Consideration of Lords amendments to Fixed-term Parliaments Bill

09 September 2011

The House of Commons considered for the second time Lords amendments made to the Fixed-term Parliaments Bill on Thursday 9 September.

Summary of the Fixed-term Parliaments Bill

The Bill fixes the date of the next General Election at 7 May 2015, and provides for five-year fixed terms. It includes provisions to allow the Prime Minister to alter the date by up to two months by Order.

Keep up to date with all the proceedings and documentation on the Fixed-term Parliaments Bill.  Also find out how a Bill becomes an Act of Parliament.

Further information about the progress of the Bill in the House of Commons can be found in the Commons news section.

Lords amendments

The House of Commons first considered amendments made to the Fixed-term Parliaments Bill on 13 July 2011. The House disagreed to amendments 1, 2 and 9 which relate to a "sunset clause" and would require periodic resolutions of each House of Parliament for the continual operation of the Bill.

The House of Lords on 18 July 2011 insisted that amendments 1, 2 and 9 be inserted into the Bill.

The House of Commons considered amendments 1, 2 and 9 for the second time on 8 September and proposed an amendment in lieu (Amendment (a)). The amendment was agreed on a division (Ayes 253; Noes 190). The amendment in lieu will now be considered by the House of Lords on 14 September 2011.

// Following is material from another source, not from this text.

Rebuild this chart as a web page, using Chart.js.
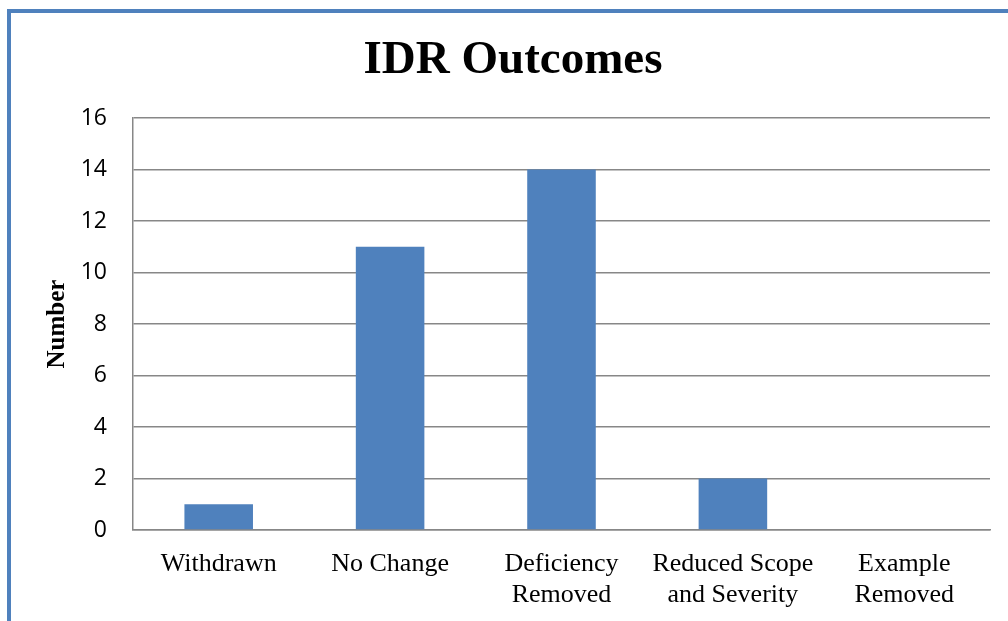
<!DOCTYPE html>
<html>
<head>
<meta charset="utf-8">
<script src="https://cdn.jsdelivr.net/npm/chart.js@4/dist/chart.umd.min.js"></script>
<style>
  html, body { margin: 0; padding: 0; background: #ffffff; }
  #frame { position: absolute; left: 7px; top: 9px; width: 1010px; height: 620px;
           border-left: 4px solid #4F81BD; border-top: 4px solid #4F81BD; box-sizing: border-box; }
  #wrap { position: absolute; left: 0; top: 0; width: 1008px; height: 621px; }
</style>
</head>
<body>
<div id="frame"></div>
<div id="wrap"><canvas id="c" width="1008" height="621"></canvas></div>
<script>
const categories = [["Withdrawn"], ["No Change"], ["Deficiency", "Removed"], ["Reduced Scope", "and Severity"], ["Example", "Removed"]];
const values = [1, 11, 14, 2, 0];
const yTicks = [0, 2, 4, 6, 8, 10, 12, 14, 16];

const gridGray = '#878787';

new Chart(document.getElementById('c'), {
  type: 'bar',
  data: {
    labels: categories,
    datasets: [{
      label: 'Number',
      data: values,
      backgroundColor: '#4F81BD',
      borderWidth: 0,
      categoryPercentage: 1.0,
      barPercentage: 0.4
    }]
  },
  options: {
    responsive: false,
    animation: false,
    devicePixelRatio: 1,
    layout: { padding: { left: 36, right: 18, top: 0, bottom: 0 } },
    plugins: {
      legend: { display: false },
      tooltip: { enabled: false },
      title: {
        display: true,
        text: 'IDR Outcomes',
        color: '#000000',
        font: { family: '"Liberation Serif", "Times New Roman", serif', size: 47, weight: 'bold', lineHeight: 1.2 },
        padding: { top: 33, bottom: 28.6 }
      }
    },
    scales: {
      x: {
        grid: { display: false, drawTicks: false },
        border: { display: true, color: gridGray, width: 1.5 },
        ticks: {
          color: '#000000',
          padding: 19,
          maxRotation: 0,
          autoSkip: false,
          font: { family: '"Liberation Serif", "Times New Roman", serif', size: 26, lineHeight: 1.18 }
        },
        afterFit: (s) => { s.height = 91; }
      },
      y: {
        min: 0,
        max: 16,
        afterBuildTicks: (s) => { s.ticks = yTicks.map(v => ({ value: v })); },
        grid: { color: gridGray, lineWidth: 1.5, drawTicks: false },
        border: { display: true, color: gridGray, width: 1.5 },
        ticks: {
          color: '#000000',
          padding: 26,
          font: { family: '"Open Sans", "Liberation Sans", sans-serif', size: 23 }
        },
        title: {
          display: true,
          text: 'Number',
          color: '#000000',
          font: { family: '"Liberation Serif", "Times New Roman", serif', size: 25, weight: 'bold', lineHeight: 1.2 },
          padding: { top: 7, bottom: 0 }
        },
        afterFit: (s) => { s.width = 97; }
      }
    }
  }
});
</script>
</body>
</html>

Watch and read the debate and the views expressed by MPs on Parliament TV and in Commons Hansard.

Lords Amendments

When a Bill has passed through third reading in both Houses it is returned to the first House (where it started) for the second House's amendments (proposals for change) to be considered.

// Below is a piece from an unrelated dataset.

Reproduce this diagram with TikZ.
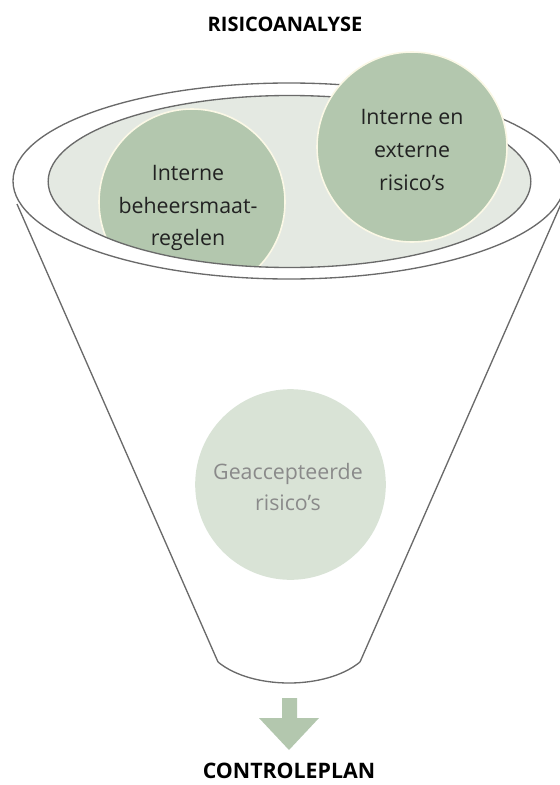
\documentclass[tikz,border=0pt]{standalone}
\usepackage{fontspec}
\setmainfont{Open Sans}
\definecolor{linegray}{HTML}{6A6A6A}
\definecolor{innerfill}{HTML}{E4E9E2}
\definecolor{sage}{HTML}{B3C7AE}
\definecolor{palesage}{HTML}{D9E3D6}
\definecolor{cream}{HTML}{FBF8E6}
\definecolor{txtdark}{HTML}{222222}
\definecolor{txtgray}{HTML}{8A8A8A}
\begin{document}
\begin{tikzpicture}[x=0.75pt,y=-0.75pt,
  funnelline/.style={draw=linegray,line width=1pt},
  riskcircle/.style={circle,fill=sage,draw=cream,line width=1.2pt,inner sep=0pt},
  palecircle/.style={circle,fill=palesage,inner sep=0pt,minimum size=143pt},
  bodytxt/.style={align=center,text=txtdark,font=\fontsize{16}{24.5}\selectfont},
  headtxt/.style={font=\fontsize{15}{18}\selectfont\bfseries,text=black},
  arrowfill/.style={fill=sage,draw=none}]
\useasboundingbox (0,0) rectangle (560,785);
% titles
\node[headtxt] (top) at (285,24) {RISICOANALYSE};
\node[headtxt,font=\fontsize{16}{18}\selectfont\bfseries] (bottom) at (289,771) {CONTROLEPLAN};
% funnel sides
\coordinate (tl) at (17,204);
\coordinate (tr) at (561,204);
\coordinate (bl) at (218,662);
\coordinate (br) at (360,662);
\draw[funnelline] (tl) -- (bl);
\draw[funnelline] (tr) -- (br);
\draw[funnelline] (bl) .. controls (252,690) and (326,690) .. (br);
% outer rim
\coordinate (rim) at (289,181);
\draw[funnelline,fill=white] (rim) ellipse [x radius=207pt, y radius=73.5pt];
% inner rim
\coordinate (inner) at (289.5,181.5);
\fill[innerfill] (inner) ellipse [x radius=181pt, y radius=64.5pt];
\begin{scope}
  \clip (inner) ellipse [x radius=181pt, y radius=64.5pt];
  \node[riskcircle,minimum size=139.5pt] (c1) at (192,202) {};
\end{scope}
\draw[funnelline] (inner) ellipse [x radius=181pt, y radius=64.5pt];
\node[bodytxt] (t1) at (188,208) {Interne\\beheersmaat-\\regelen};
% second circle
\node[riskcircle,minimum size=142.5pt] (c2) at (412,147) {};
\node[bodytxt] (t2) at (412,150) {Interne en\\externe\\risico’s};
% accepted risks
\node[palecircle] (c3) at (290.5,484.5) {};
\node[bodytxt,text=txtgray,font=\fontsize{16}{23}\selectfont] (t3) at (288,487) {Geaccepteerde\\risico’s};
% arrow
\fill[arrowfill] (282,698) -- (297,698) -- (297,718) -- (319,718) -- (289,750) -- (259,718) -- (282,718) -- cycle;
\end{tikzpicture}
\end{document}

Both Houses must agree on the exact wording of the Bill. There is no set time period between the third reading of a Bill and consideration of any Commons or Lords amendments.

'Ping Pong'

If the Commons makes amendments to the Bill, the Lords must consider them and either agree or disagree to the amendments or make alternative proposals.

If the Lords disagrees with any Commons amendments, or makes alternative proposals, then the Bill is sent back to the Commons.

A Bill may go back and forth between each House (‘Ping Pong’) until both Houses reach agreement.

What happens after consideration of amendments?

Once the Commons and Lords agree on the final version of the Bill, it can receive Royal Assent and become an Act of Parliament (the proposals of the Bill now become law).